The rest of the tribe had no issue putting themselves into a totally different generation and time making you believe at points they should have belonged to that period. While it seemed everyone found a moment to shine in the piece, I have to give shout outs to major eye grabbers. First up is Kiri Cormack in the role of Dionne. From her beginning note opening the show, Cormack’s vocals shinned and stood out in the way a voice should stand out. Duetting in “Let The Sun Shine In” with Sahr, Cormack’s voice had the power to make one sit back and simply go “Wow”. Next up is Melanie Brook. Something is to be said about someone who is purely in the tribe of the show and can stand out from one or two featured vocal solo’s through out the course of the production. Her performance does not only stand out but is remembered through out the production. Steve Godoy, who appeared as Margaret Mead at one point, stole the show along side JR Goodman who played Hubert. Appearing as the crazy tourists looking for hippies in NYC, their appearance on stage seemed to electrify the cast just in time for the number “Hair” and totally changed the atmosphere of the room to become something crazy you wanted jump up and join in on. Also, a shout out to Brittney Santoro and Olivia Puckett whose vocals shinned above others in the tribe and especially in their own solo’s in “Black Boys” and “White Boys”.

A big congratulations to director Paige Strothmann and co-director Sammy DeSimone who created a piece that was fantastic from beginning to end. Truly capturing the spirit and feeling of Hair, together they not only created a production you could enjoy watching but also an atmosphere you wanted to belong to. Another huge congratulations belongs to Caroline Young who music directed the production which featured harmonies not even written in the score! The tribe sounded fantastic for major numbers and it was truly evident that time was spent with each cast member on vocal aspects of the show. Also, Ashley Burger and Sarah Sutliff must be mentioned as the choreography for this piece was simply great! Using the thrust stage and creating various illusions, the tribe performed moving in ever space possible even through out the audience. The choreography definitely stood out to me for its high quality for a student production so major congrats there.
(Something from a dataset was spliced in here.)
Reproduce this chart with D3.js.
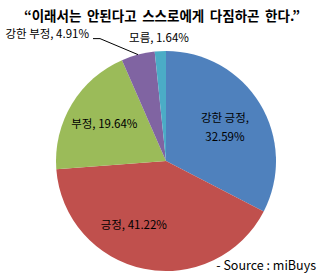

Also, while most C.S.P. shows have little to not technical aspects, Hair boosted all shorts of them. Ranging from the full out costumes to the shoulder length or longer wigs on cast members, Hair’s dedication to the technical aspects of the show were not only evident but helped tell the story. Floral print, tie dye and peace signs flooded the back wall blocking out all illusion of current day surroundings. Also, while the lights for the production remained the same for almost every number, “Walking In Space” boosted moving lights of different colors and sizes helping to creat the idea of the trip taking place on stage. This dedication to the technical side not often seen in C.S.P. productions was not only nice and refreshing but needed. This is definitely something I would encourage all future C.S.P. productions to do.

All members of the cast and creative team of this production deserve a congrats on a show that captured its audience from the moment it began till the moment it ended. Although I have only been at Wagner 2 years, I’ve seen multiple student productions and can truly say Hair created the most moving piece I have seen to this day through C.S.P. at Wagner College. That is something worth mentioning. Also, I found myself tearing up at the end caught up in the emotions created by the tribe through their vocals and stage presence. If you didn’t see this piece in it’s time at Wagner, you have truly missed out on a production that tears, sweat, flowers and beads went into to create something worth remembering. This production of Hair seemed to have no trouble letting the sun shine in.